-- Instructions for the task --
Extract the lines that hold the string "chart".

— BEGIN Collected data —

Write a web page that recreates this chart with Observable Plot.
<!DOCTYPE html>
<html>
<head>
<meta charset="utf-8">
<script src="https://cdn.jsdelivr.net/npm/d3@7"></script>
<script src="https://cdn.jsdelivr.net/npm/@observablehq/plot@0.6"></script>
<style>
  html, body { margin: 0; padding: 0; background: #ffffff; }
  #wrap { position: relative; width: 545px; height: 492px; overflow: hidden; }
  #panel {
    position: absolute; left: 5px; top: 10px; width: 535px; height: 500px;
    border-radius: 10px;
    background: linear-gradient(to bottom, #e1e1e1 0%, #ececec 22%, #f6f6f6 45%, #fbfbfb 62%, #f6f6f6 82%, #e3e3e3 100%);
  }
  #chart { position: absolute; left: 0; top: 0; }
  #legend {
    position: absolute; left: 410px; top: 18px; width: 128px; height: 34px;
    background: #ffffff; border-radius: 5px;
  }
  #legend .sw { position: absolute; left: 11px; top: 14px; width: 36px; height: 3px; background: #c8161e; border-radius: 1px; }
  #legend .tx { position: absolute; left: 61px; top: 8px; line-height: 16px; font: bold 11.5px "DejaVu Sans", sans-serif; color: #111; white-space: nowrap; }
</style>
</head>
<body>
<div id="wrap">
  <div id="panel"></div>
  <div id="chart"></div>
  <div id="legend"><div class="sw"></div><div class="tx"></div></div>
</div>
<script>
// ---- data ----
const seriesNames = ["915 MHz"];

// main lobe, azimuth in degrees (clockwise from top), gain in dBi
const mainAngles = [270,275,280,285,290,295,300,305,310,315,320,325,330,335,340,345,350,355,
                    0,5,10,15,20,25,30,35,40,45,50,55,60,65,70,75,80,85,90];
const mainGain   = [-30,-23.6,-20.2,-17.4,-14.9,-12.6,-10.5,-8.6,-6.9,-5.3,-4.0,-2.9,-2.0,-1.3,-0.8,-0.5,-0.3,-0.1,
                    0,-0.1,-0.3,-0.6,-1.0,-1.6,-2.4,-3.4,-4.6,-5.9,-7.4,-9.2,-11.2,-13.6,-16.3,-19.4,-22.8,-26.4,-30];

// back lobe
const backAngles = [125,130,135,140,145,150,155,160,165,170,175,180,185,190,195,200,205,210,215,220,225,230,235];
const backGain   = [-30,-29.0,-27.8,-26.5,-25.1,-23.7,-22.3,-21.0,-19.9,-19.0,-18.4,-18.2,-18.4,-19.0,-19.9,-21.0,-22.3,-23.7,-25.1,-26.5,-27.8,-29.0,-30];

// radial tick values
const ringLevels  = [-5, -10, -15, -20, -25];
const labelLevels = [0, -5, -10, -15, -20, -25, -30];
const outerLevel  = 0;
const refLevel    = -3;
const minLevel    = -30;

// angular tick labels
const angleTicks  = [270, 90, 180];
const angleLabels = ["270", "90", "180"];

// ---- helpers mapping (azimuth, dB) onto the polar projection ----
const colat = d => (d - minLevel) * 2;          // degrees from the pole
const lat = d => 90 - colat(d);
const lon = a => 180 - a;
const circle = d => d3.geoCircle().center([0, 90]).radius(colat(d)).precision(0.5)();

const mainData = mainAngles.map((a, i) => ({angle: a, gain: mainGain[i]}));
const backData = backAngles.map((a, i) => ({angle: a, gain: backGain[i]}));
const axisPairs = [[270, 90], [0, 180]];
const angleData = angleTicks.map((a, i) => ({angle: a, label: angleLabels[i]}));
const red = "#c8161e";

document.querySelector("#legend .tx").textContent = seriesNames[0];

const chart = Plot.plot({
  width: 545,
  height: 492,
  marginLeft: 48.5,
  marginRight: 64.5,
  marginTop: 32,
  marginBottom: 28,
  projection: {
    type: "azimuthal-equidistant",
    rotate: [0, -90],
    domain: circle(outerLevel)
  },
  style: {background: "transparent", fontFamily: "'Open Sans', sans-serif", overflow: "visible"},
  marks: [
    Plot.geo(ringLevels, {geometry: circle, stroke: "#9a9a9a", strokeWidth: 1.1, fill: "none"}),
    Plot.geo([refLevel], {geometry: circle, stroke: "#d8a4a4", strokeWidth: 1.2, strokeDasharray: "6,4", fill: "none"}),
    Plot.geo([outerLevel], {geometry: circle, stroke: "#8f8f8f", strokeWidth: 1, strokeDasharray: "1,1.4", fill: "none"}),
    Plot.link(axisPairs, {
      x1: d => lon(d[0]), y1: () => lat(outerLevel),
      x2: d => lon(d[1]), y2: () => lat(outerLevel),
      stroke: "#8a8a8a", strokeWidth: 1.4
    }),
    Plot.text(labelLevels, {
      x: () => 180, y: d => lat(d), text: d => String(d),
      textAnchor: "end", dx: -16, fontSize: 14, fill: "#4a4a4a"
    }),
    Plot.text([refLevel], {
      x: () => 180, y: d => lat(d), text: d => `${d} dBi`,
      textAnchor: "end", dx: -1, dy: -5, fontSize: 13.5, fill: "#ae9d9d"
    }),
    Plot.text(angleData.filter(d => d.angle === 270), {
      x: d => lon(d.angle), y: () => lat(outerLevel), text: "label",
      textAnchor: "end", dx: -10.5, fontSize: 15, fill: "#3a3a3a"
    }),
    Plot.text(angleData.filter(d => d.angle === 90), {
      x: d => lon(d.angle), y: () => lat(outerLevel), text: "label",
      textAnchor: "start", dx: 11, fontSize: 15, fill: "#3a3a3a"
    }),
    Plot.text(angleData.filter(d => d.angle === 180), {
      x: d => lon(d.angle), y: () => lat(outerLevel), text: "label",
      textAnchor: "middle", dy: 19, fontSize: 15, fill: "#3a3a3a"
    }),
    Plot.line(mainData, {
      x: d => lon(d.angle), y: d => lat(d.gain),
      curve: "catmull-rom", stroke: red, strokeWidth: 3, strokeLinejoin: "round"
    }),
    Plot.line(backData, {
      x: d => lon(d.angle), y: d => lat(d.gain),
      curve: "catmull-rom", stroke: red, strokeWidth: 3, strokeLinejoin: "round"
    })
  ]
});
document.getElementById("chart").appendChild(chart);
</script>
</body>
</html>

— END Collected data —

-- Correct response --
Write a web page that recreates this chart with Observable Plot.
  #chart { position: absolute; left: 0; top: 0; }
  <div id="chart"></div>
const chart = Plot.plot({
document.getElementById("chart").appendChild(chart);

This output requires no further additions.